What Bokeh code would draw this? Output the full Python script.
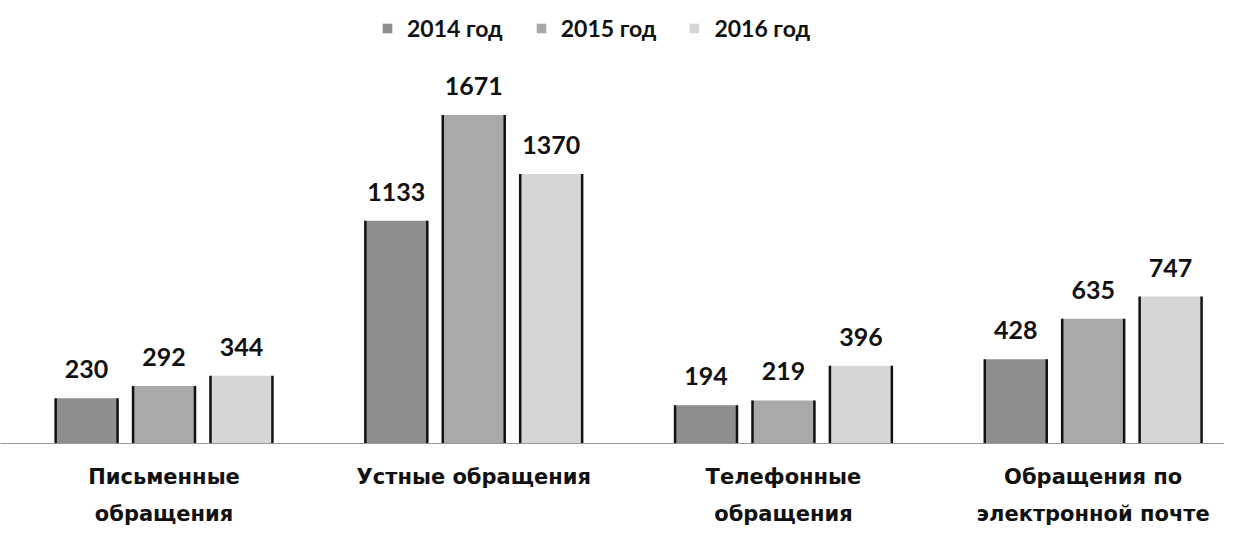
import numpy as np
from bokeh.plotting import figure
from bokeh.models import ColumnDataSource, Range1d, FixedTicker, Legend, LegendItem
from bokeh.core.properties import value
from bokeh.embed import file_html
from bokeh.resources import INLINE

categories = ["Письменные\nобращения", "Устные обращения", "Телефонные\nобращения", "Обращения по\nэлектронной почте"]
years = ["2014 год", "2015 год", "2016 год"]
v2014 = [230, 1133, 194, 428]
v2015 = [292, 1671, 219, 635]
v2016 = [344, 1370, 396, 747]
series = [v2014, v2015, v2016]
colors = ["#8e8e8e", "#a9a9a9", "#d6d6d6"]
offsets = [-0.25, 0.0, 0.25]
bar_w = 0.2

FONT = "Lato"
CAT_FONT = "DejaVu Sans"

p = figure(frame_width=1224, frame_height=443, output_backend="svg", toolbar_location=None,
           x_range=Range1d(-0.528, 3.424), y_range=Range1d(0, 2253),
           min_border=0, min_border_left=0, min_border_right=0, min_border_top=0)
p.outline_line_color = None
p.background_fill_color = "white"
p.border_fill_color = "white"
p.xgrid.visible = False
p.ygrid.visible = False
p.yaxis.visible = False

idx = np.arange(len(categories))
items = []
for k, (vals, col, off, yr) in enumerate(zip(series, colors, offsets, years)):
    xs = idx + off
    src = ColumnDataSource(dict(x=xs, top=vals, lab=[str(v) for v in vals],
                                xl=xs - bar_w / 2, xr=xs + bar_w / 2, y0=[0] * len(vals)))
    r = p.vbar(x="x", top="top", width=bar_w, source=src, fill_color=col, line_color=None)
    p.segment(x0="xl", y0="y0", x1="xl", y1="top", source=src, line_color="#111111", line_width=2.5)
    p.segment(x0="xr", y0="y0", x1="xr", y1="top", source=src, line_color="#111111", line_width=2.5)
    p.text(x="x", y="top", text="lab", source=src, text_align="center", text_baseline="bottom",
           y_offset=-20, text_font=value(FONT), text_font_style="bold", text_font_size="25px",
           text_color="#111111")
    items.append(LegendItem(label=yr, renderers=[r]))

legend = Legend(items=items, orientation="horizontal", location=(381, 401),
                label_text_font=FONT, label_text_font_style="bold", label_text_font_size="23px",
                label_text_color="#111111", glyph_width=12, glyph_height=12, spacing=32,
                border_line_color=None, background_fill_alpha=0, margin=0, padding=4,
                label_standoff=14)
p.add_layout(legend, "center")

p.xaxis.ticker = FixedTicker(ticks=list(idx))
p.xaxis.major_label_overrides = {int(i): c for i, c in zip(idx, categories)}
p.xaxis.major_tick_line_color = None
p.xaxis.minor_tick_line_color = None
p.xaxis.axis_line_color = "#999999"
p.xaxis.axis_line_width = 1
p.xaxis.major_label_standoff = 15
p.xaxis.major_label_text_font = CAT_FONT
p.xaxis.major_label_text_font_style = "bold"
p.xaxis.major_label_text_font_size = "21px"
p.xaxis.major_label_text_line_height = 1.55
p.xaxis.major_label_text_color = "#111111"

open("out.html", "w").write(file_html(p, INLINE))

§ **Aim**: Repeat, with no pictures, each line from the beginning of the data through the line containing "items.append(LegendItem(label=yr, renderers=[r]))", inclusive.

§ **Worked answer**:
What Bokeh code would draw this? Output the full Python script.
import numpy as np
from bokeh.plotting import figure
from bokeh.models import ColumnDataSource, Range1d, FixedTicker, Legend, LegendItem
from bokeh.core.properties import value
from bokeh.embed import file_html
from bokeh.resources import INLINE

categories = ["Письменные\nобращения", "Устные обращения", "Телефонные\nобращения", "Обращения по\nэлектронной почте"]
years = ["2014 год", "2015 год", "2016 год"]
v2014 = [230, 1133, 194, 428]
v2015 = [292, 1671, 219, 635]
v2016 = [344, 1370, 396, 747]
series = [v2014, v2015, v2016]
colors = ["#8e8e8e", "#a9a9a9", "#d6d6d6"]
offsets = [-0.25, 0.0, 0.25]
bar_w = 0.2

FONT = "Lato"
CAT_FONT = "DejaVu Sans"

p = figure(frame_width=1224, frame_height=443, output_backend="svg", toolbar_location=None,
           x_range=Range1d(-0.528, 3.424), y_range=Range1d(0, 2253),
           min_border=0, min_border_left=0, min_border_right=0, min_border_top=0)
p.outline_line_color = None
p.background_fill_color = "white"
p.border_fill_color = "white"
p.xgrid.visible = False
p.ygrid.visible = False
p.yaxis.visible = False

idx = np.arange(len(categories))
items = []
for k, (vals, col, off, yr) in enumerate(zip(series, colors, offsets, years)):
    xs = idx + off
    src = ColumnDataSource(dict(x=xs, top=vals, lab=[str(v) for v in vals],
                                xl=xs - bar_w / 2, xr=xs + bar_w / 2, y0=[0] * len(vals)))
    r = p.vbar(x="x", top="top", width=bar_w, source=src, fill_color=col, line_color=None)
    p.segment(x0="xl", y0="y0", x1="xl", y1="top", source=src, line_color="#111111", line_width=2.5)
    p.segment(x0="xr", y0="y0", x1="xr", y1="top", source=src, line_color="#111111", line_width=2.5)
    p.text(x="x", y="top", text="lab", source=src, text_align="center", text_baseline="bottom",
           y_offset=-20, text_font=value(FONT), text_font_style="bold", text_font_size="25px",
           text_color="#111111")
    items.append(LegendItem(label=yr, renderers=[r]))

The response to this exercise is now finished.